Raising Victor Vargas
But this was all
exhilarating, because it caused you to approach the film as an expedition
rather than as a glide, which was exactly the attitude it needed. The movie, a
simple story of young love in New York’s Lower East Side, has some moments of
observation that are just gorgeous, and I found myself utterly transported by
them, in a way that might not usually have happened. In one scene Victor
invites a girl to dinner with his family; just straightforward burgers, and
nothing really happens for a while except the stilted conversation you’d
expect. It’s captivating, to the point that it’s actually rather disappointing when
something relatively dramatic then takes place.
The movie has great
verisimilitude, but there’s no question that it’s somewhat sentimental at
times, going for emotional effects that, however well disguised and hidden
under a layer of urban grime, are fundamentally hokey. But I don’t know to what
extent life in that community is pervasively shaped by that kind of outlook. Raising Victor Vargas doesn’t have the
knowing irony and glibness common to other branches of the teen movie genre.

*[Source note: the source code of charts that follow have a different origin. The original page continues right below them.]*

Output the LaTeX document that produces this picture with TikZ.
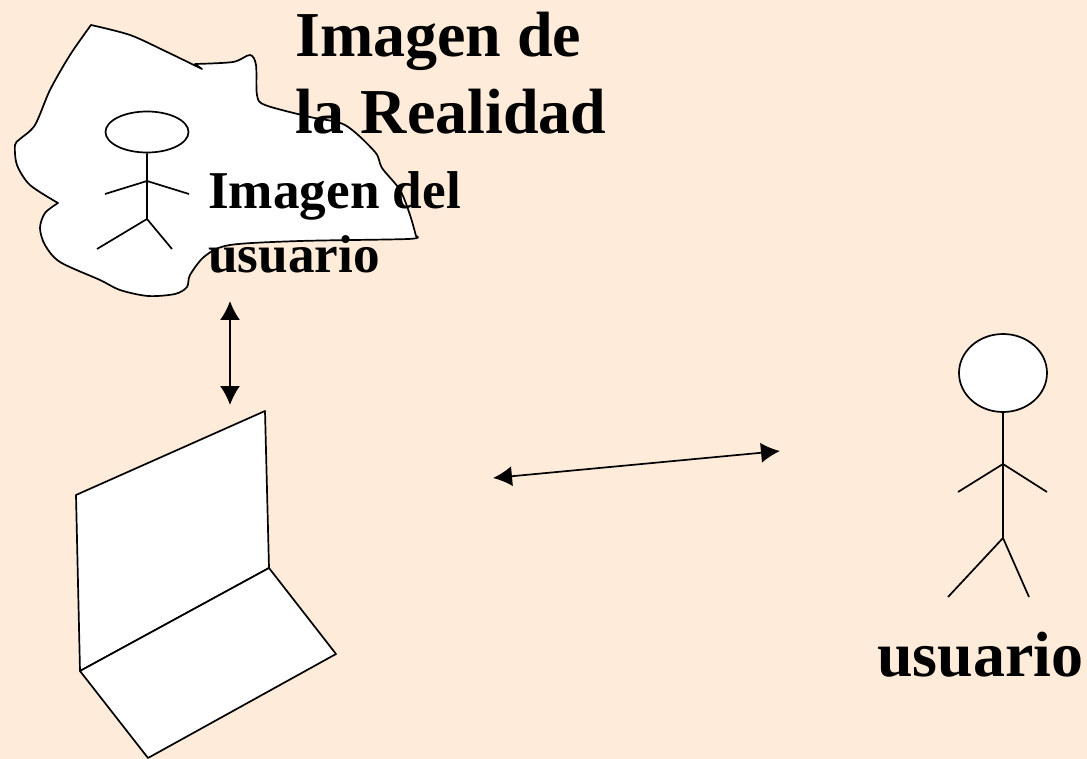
\documentclass[tikz,border=0pt]{standalone}
\usepackage{fontspec}
\setmainfont{Liberation Serif}
\usetikzlibrary{arrows.meta,shapes.geometric}
\definecolor{bgc}{RGB}{255,235,217}
\tikzset{
 px/.style={x=1pt,y=-1pt},
 ln/.style={draw=black,line width=1.7pt,line join=round},
 shapef/.style={ln,fill=white},
 headn/.style={ellipse,draw=black,line width=1.7pt,fill=white,inner sep=0pt},
 dbl/.style={black,line width=1.7pt,{Latex[length=19pt,width=20pt]}-{Latex[length=19pt,width=20pt]}},
 big/.style={font=\bfseries\fontsize{64pt}{64pt}\selectfont,anchor=base west,inner sep=0pt},
 mid/.style={font=\bfseries\fontsize{53.2pt}{53.2pt}\selectfont,anchor=base west,inner sep=0pt}
}
\begin{document}
\begin{tikzpicture}[px]
\useasboundingbox (0,0) rectangle (1087,759);
\fill[bgc] (0,0) rectangle (1087,759);
\draw[shapef] plot[smooth,tension=0.5] coordinates {(91,25) (130,35) (165,51) (202,69)}
 -- (195,64) -- plot[smooth,tension=0.5] coordinates {(195,64) (233,62) (250,55) (256,65) (257,95) (265,105) (310,117) (345,125) (375,152) (382,168) (400,190) (410,215) (416,236)}
 -- plot[smooth,tension=0.5] coordinates {(416,236) (408,239) (300,241) (230,245) (205,256) (190,275) (187,287) (175,294) (148,296) (120,290) (100,280) (60,262) (45,245) (40,228) (45,213) (58,203)}
 -- plot[smooth,tension=0.5] coordinates {(58,203) (30,185) (17,165) (15,145) (20,139) (35,125) (50,90) (70,55) (91,25)} -- cycle;
\node[headn,minimum width=83pt,minimum height=41pt] (hd1) at (147,132) {};
\coordinate (n1) at (147,181);
\coordinate (h1) at (147,219);
\coordinate (l1) at (97,249);
\coordinate (l2) at (172,249);
\coordinate (r1) at (105,194);
\coordinate (r2) at (189,194);
\draw[ln] (hd1.south) -- (n1) -- (h1) -- (l1);
\draw[ln] (h1) -- (l2);
\draw[ln] (r1) -- (n1) -- (r2);
\coordinate (a1) at (230,301);
\coordinate (a2) at (230,405);
\draw[dbl] (a1) -- (a2);
\draw[shapef] (76,495) -- (265,411) -- (269,568) -- (80,671) -- cycle;
\draw[shapef] (80,671) -- (269,568) -- (336,654) -- (148,758) -- cycle;
\coordinate (a3) at (493,478);
\coordinate (a4) at (780,451);
\draw[dbl] (a3) -- (a4);
\node[headn,minimum width=88pt,minimum height=78pt] (hd2) at (1003,373) {};
\coordinate (n2) at (1003,464);
\coordinate (h2) at (1003,538);
\coordinate (l3) at (948,597);
\coordinate (l4) at (1029,597);
\coordinate (r3) at (958,492);
\coordinate (r4) at (1047,492);
\draw[ln] (hd2.south) -- (n2) -- (h2) -- (l3);
\draw[ln] (h2) -- (l4);
\draw[ln] (r3) -- (n2) -- (r4);
\node[big] (t1) at (295,57) {Imagen de};
\node[big] (t2) at (295,134) {la Realidad};
\node[mid] (t3) at (208,209) {Imagen del};
\node[mid] (t4) at (208,273) {usuario};
\node[big] (t5) at (877,676) {usuario};
\end{tikzpicture}
\end{document}
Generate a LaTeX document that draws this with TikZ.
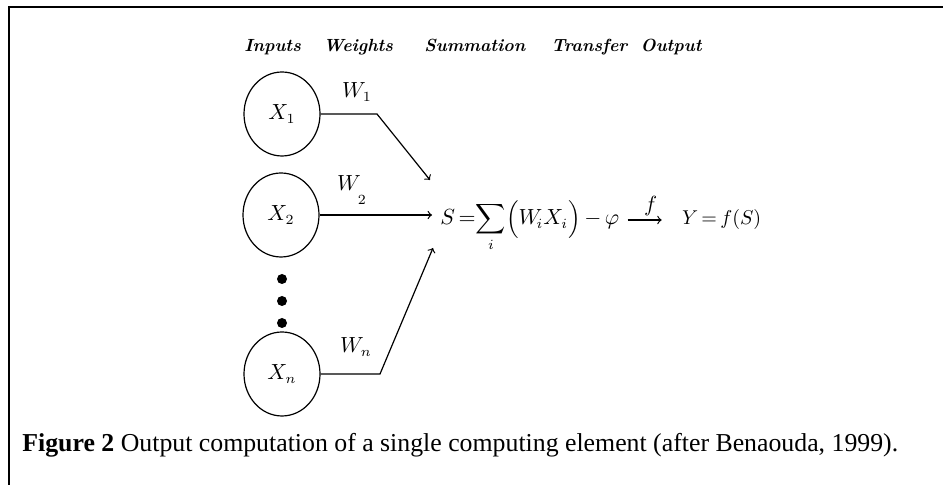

The movie isn’t overly political, but the community’s apparent homogeneity and
insularity suggests that access to America’s vaunted upward mobility is
uncertain here.
The two main female
characters start off mutually reinforcing their indifference to men, then both
surrender over the course of the film. This could be read as a filmic
convention, or as sheer sentiment, or as a shaking off of impractical youthful
idealism. I think it’s all of these – but it’s also a depiction of the
mechanisms that may keep the women’s lives, and perhaps those of their children
and grandchildren, not far from the block where they started. Young love is
terrific and inevitable, but it comes with a price tag visible only with
hindsight.
Swimming Pool
So I obviously liked
the film, but it’s the work of a young director, and not completely sure-footed
at times. For me, circumstances definitely helped. Contrast this with Francois
Ozon’s Swimming Pool, which could
hardly be more assured. If you watched it projected onto a sardine can, it
would still seem unbowed. Ozon’s a young director too, although already with
five features and many shorts under his belt. A few years ago I wrote a mixed
review here of his Water Falls on Burning
Rocks. Since then Under the Sand
and 8 Women have boosted his reputation
considerably. I liked, but didn’t love, both of them. But Swimming Pool is the first of his films that I think will grow in
my mind. After I saw it, I kept mentally turning it over, thinking with delight
of more nuances, more complexities.
My initial reaction
though, when the movie ended, was slight disappointment that such a poised,
allusive work had turned out to be yet another “meta” movie with a surprise
ending that amounts to a cheat. The film, Ozon’s first to be filmed
substantially in English, has Charlotte Rampling as a prim English mystery
novelist who, suffering from a deep malaise, goes to stay in her publisher’s
French summerhouse. Her peace is shattered by the arrival of his 17-year-old
daughter (Ludivine Sagnier), a force of nature who lounges around the house
naked and brings home a different guy every night. The two women initially
clash, but Rampling eventually realizes she’s being provided with a better
narrative than the detective story she originally had in mind. So their
relationship grows more complex, but is everything what it seems?
Well, you know the
answer to that one already. But I don’t think it’s too productive to worry
about that the film’s ending actually means, or whether it “works” in terms of
tying everything up. Viewed as a whole, the film’s a superb depiction of
repression (which the film pretty much seems to peg as a specifically British
malaise) gradually loosening up under the French sun; of a woman slipping out
from under the patriarchal thumb and reinventing herself. For sure, Rampling’s
character is a bit too much of a device – an extreme of self-denial postulated
only so she can be melted by the film’s machinations – and everything that
follows has a resulting artificiality. You watch it as a clever piece of work.
But Ozon’s mastery is so exquisite that the reservations normally attaching to
such material are heavily muted here.
Open mind
Towards the end, it
becomes reminiscent of Mulholland Drive
as identities shift (the wizened dwarf woman in one scene certainly seems like
a Lynchian touch): the film connotes the freeing of Rampling’s psyche by
visibly breathing out, allowing coherence to fray. The symbolism is sometimes a
bit heavy-handed, such as in the equation of writing with self-determination,
or in how the film marks Rampling’s transformation by giving her a nude scene
to blow all of Sagnier’s away. And if you think about it too much, you might
conclude that the movie is more truly about nothing than Seinfeld ever was. So the trick is to think about it just enough
and no more.
Which must be a
measure of what Ozon has still to achieve. The
Swimming Pool is the kind of film that barely seems to need a spectator.
Although I have no doubt it’s a better film than Raising Victor Vargas, there’s something truly endearing about the
latter movie’s cross of sentimentality and naturalism – it seems to acknowledge
some sense (maybe, admittedly, a naïve one) of the viewer’s humanity. Of
course, that train of thought could lead you to awarding points for mere
pandering, which is why heart-tugging movies perhaps tend to be overvalued in
middlebrow circles as long as they carry a minimum veneer of intelligence. But
once in a while, I guess that’s not such a major crime.